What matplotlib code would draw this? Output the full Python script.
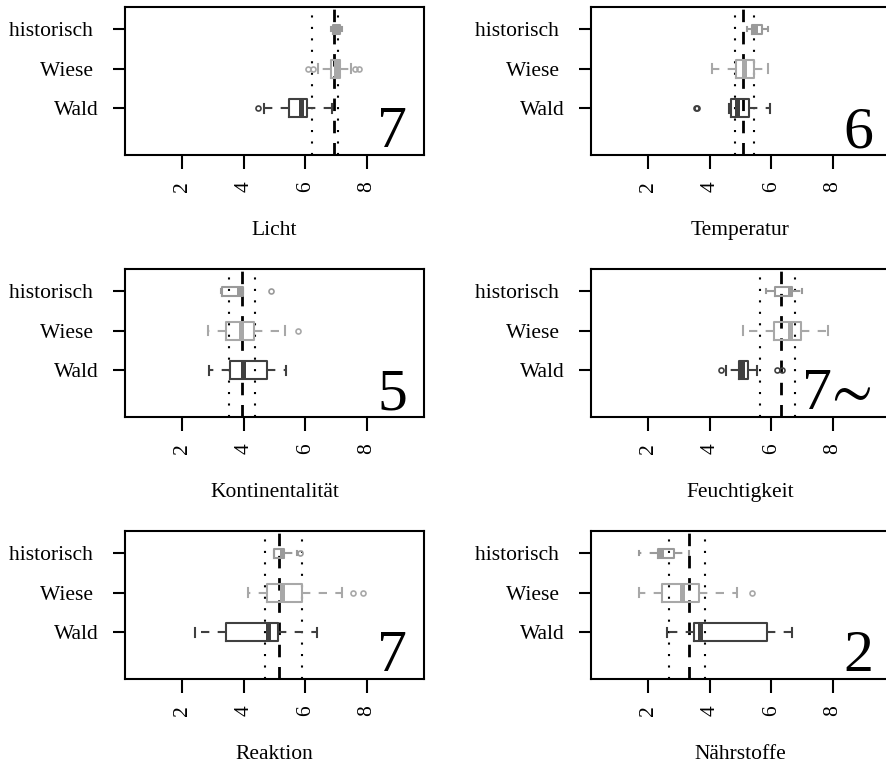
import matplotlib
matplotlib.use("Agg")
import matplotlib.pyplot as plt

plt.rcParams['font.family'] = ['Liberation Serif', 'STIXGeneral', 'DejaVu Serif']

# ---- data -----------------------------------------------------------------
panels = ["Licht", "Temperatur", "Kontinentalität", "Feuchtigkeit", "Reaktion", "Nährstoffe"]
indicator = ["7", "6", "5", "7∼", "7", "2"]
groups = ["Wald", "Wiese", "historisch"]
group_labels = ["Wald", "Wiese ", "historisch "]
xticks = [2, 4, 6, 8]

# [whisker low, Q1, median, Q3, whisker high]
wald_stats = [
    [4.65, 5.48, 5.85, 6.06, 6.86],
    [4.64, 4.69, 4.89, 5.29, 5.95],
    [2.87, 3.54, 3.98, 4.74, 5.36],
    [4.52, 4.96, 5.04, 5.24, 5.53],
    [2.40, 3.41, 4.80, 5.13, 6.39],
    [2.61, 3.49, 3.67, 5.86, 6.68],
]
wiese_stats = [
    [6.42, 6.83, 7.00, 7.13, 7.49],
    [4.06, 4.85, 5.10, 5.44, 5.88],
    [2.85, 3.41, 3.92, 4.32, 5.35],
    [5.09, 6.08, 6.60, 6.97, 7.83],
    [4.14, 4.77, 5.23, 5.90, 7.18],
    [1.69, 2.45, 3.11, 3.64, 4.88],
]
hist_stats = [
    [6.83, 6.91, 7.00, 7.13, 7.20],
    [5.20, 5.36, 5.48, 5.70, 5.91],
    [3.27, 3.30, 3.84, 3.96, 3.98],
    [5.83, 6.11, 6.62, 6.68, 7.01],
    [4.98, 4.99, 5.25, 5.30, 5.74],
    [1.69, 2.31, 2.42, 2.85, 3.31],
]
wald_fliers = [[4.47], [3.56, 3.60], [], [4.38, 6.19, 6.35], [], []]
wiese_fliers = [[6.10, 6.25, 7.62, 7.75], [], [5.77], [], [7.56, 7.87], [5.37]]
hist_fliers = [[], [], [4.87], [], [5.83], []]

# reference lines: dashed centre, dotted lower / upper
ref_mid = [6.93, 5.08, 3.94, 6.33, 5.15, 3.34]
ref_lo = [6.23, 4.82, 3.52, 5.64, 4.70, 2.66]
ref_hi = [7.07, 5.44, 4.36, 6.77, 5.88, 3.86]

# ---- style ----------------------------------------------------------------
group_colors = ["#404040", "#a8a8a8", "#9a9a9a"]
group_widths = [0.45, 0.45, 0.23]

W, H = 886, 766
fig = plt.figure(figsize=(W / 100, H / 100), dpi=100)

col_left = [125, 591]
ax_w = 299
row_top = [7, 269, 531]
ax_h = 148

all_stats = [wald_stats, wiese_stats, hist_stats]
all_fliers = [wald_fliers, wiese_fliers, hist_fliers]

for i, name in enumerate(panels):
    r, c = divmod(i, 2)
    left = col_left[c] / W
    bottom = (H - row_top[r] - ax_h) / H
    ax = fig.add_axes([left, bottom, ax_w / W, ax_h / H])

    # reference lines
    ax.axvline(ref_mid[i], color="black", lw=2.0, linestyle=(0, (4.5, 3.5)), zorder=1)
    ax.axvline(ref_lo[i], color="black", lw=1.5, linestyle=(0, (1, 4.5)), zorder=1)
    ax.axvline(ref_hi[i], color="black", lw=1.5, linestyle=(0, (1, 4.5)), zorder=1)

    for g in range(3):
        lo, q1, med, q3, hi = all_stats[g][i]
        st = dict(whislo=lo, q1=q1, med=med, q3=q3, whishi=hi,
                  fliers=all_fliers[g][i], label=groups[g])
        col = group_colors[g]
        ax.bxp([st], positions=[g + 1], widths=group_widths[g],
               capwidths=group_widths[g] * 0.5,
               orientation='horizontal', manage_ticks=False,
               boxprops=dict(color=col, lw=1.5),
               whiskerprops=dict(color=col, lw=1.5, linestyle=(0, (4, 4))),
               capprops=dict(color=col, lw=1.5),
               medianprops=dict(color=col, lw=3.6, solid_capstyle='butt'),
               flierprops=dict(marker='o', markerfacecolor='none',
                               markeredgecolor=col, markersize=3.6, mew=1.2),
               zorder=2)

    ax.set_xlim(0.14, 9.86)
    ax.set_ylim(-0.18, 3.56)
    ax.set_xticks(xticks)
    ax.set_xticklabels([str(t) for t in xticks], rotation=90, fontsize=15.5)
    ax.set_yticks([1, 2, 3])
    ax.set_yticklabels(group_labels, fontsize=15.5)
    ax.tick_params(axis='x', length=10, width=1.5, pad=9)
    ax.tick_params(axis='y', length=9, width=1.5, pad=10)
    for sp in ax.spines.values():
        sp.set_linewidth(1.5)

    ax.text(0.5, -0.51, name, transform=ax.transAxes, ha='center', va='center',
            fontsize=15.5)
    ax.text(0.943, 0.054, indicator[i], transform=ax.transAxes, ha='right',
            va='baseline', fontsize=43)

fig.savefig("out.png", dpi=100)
* * * * * * *
Please quote the lines of the material, beginning with the first and ending with the one that contains "plt.rcParams['font.family'] = ['Liberation", exactly as written and without any pictures.

What matplotlib code would draw this? Output the full Python script.
import matplotlib
matplotlib.use("Agg")
import matplotlib.pyplot as plt

plt.rcParams['font.family'] = ['Liberation Serif', 'STIXGeneral', 'DejaVu Serif']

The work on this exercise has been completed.